We plan to have a middleware/gateway in our full solution so we could have the restart logic there but that would only apply to external interface calls.

We plan to have a few "backend processes" that we want to run directly in pgsql and those would not have "restarts"..

dblink does sound like a decent option/workaround but I'm guessing everything points toward focusing on locks instead of relying on some hacky serializable failure restart implementation..

If you post this reply in the SO post I found quite helpful and insightful and I'll definitely accept it as answer. If you have the time to elaborate on a working example using dblink it would definitely by a nice bonus :)

Thank you once again

On Mon, Apr 6, 2015 at 3:22 PM, Kevin Grittner <kgrittn@ymail.com> wrote:
Filipe Pina <filipe.pina@impactzero.pt> wrote:

> I come from a GTM background and once of the transactional
> features there are the “Transaction Restarts”.
>
> Transaction restart is when we have two concurrent processes
> reading/writing to the same region/table of the database, the
> last process to commit will “see” that the database is not the
> same as it was when the transaction started and goes back to the
> beginning of the transactional code and re-executes it.
>
> The closest I found to this in PGSQL is the Serializable
> transaction isolation mode and it does seem to work well except
> it simply throws an error (serialization_failure) instead of
> restarting.

Right, serializable transactions provide exactly what you are
looking for as long as you use some framework that starts the
transaction over when it receives an error with a SQLSTATE of 40001
or 40P01.

> I’m trying to make use of this exception to implement restartable
> functions and I have all the examples and conditions mentioned
> here in a question in SO (without any answer so far…):
> http://stackoverflow.com/questions/29372202/postgresql-generic-handler-for-serialization-failure

Perhaps once we've sorted out the issue here I can post an answer
there for the benefit of anyone finding the SO question.

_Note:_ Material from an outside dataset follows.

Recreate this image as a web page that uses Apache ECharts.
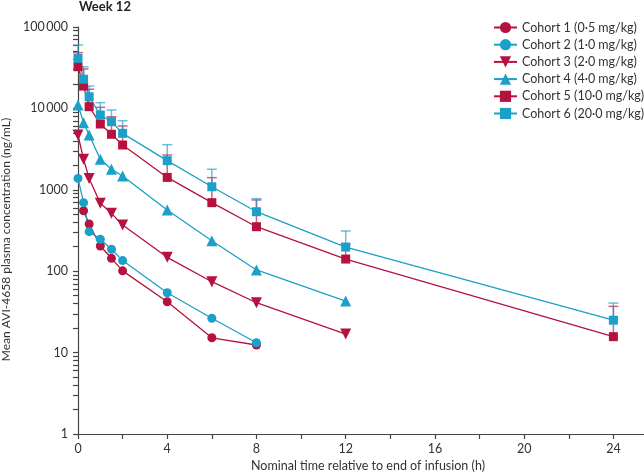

> So basically I have two questions:
> - the restartable “wrapper” function never gets its “DB view”
> refreshed once it restarts, I assume it’s because of the outter
> transaction (at function level) so it never re-reads the new
> values and keeps failing with serialization_failure.. Any way to
> solve this?

In PostgreSQL a function always runs in the context of a
transaction.  You can't start a new transaction within the context
of a "wrapper" function.  That would require a slightly different
feature, which is commonly called a "stored procedure" -- something
which doesn't exist in PostgreSQL.  Therefore, you need to put the
logic to manage the restart into code which submits the transaction
to the database.  Fortunately, there are many connectors for that
-- Java, perl, python, tcl, ODBC, etc.  There is even a connector
for making a separate connection to a PostgreSQL database within
PostgreSQL procedural language, which might allow you to do
something like what you want:

http://www.postgresql.org/docs/current/static/dblink.html

> - the ideal would be to be able to define this at database level
> so I wouldn’t have to implement wrappers for all functions..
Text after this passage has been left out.